Under MVCC every write creates a new version of the row instead of overwriting it, and old versions linger until no live snapshot can still see them. A reader picks the version that matches its snapshot and takes no read locks at all, so the read path never contends with the write path. The Postgres docs put it plainly: reading never blocks writing and writing never blocks reading. The cost is not eliminated, it is deferred, and shows up later as dead versions that vacuum or purge must reclaim.

How is Postgres Serializable different from MySQL Serializable?

They reach the same guarantee through opposite mechanisms. Postgres uses Serializable Snapshot Isolation, an optimistic scheme that lets transactions run on snapshots and aborts the dangerous one after the fact with SQLSTATE 40001, so you need retry logic. InnoDB Serializable is pessimistic: it promotes plain SELECT statements to locking reads (effectively FOR SHARE) and uses next-key locks, so a conflicting transaction blocks and waits rather than aborting. One trades retries for throughput, the other trades waiting for fewer aborts.

Why is choosing the strongest isolation level not the safe default?

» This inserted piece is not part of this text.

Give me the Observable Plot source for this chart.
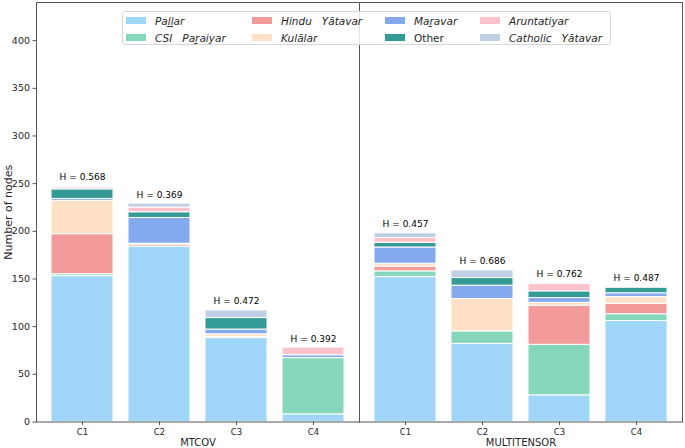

Stronger isolation is not free safety, it is more aborts, more retries, more contention, and worse tail latency as concurrency rises. The staff-level move is per-transaction: identify the invariant the transaction must preserve, pick the weakest level that still preserves it, and push correctness into the schema or query where you can with unique constraints, SELECT FOR UPDATE, or materialized conflict rows. Read Committed is the right default for most OLTP writes. Serializable is for the read-decide-write invariant that spans rows you do not write.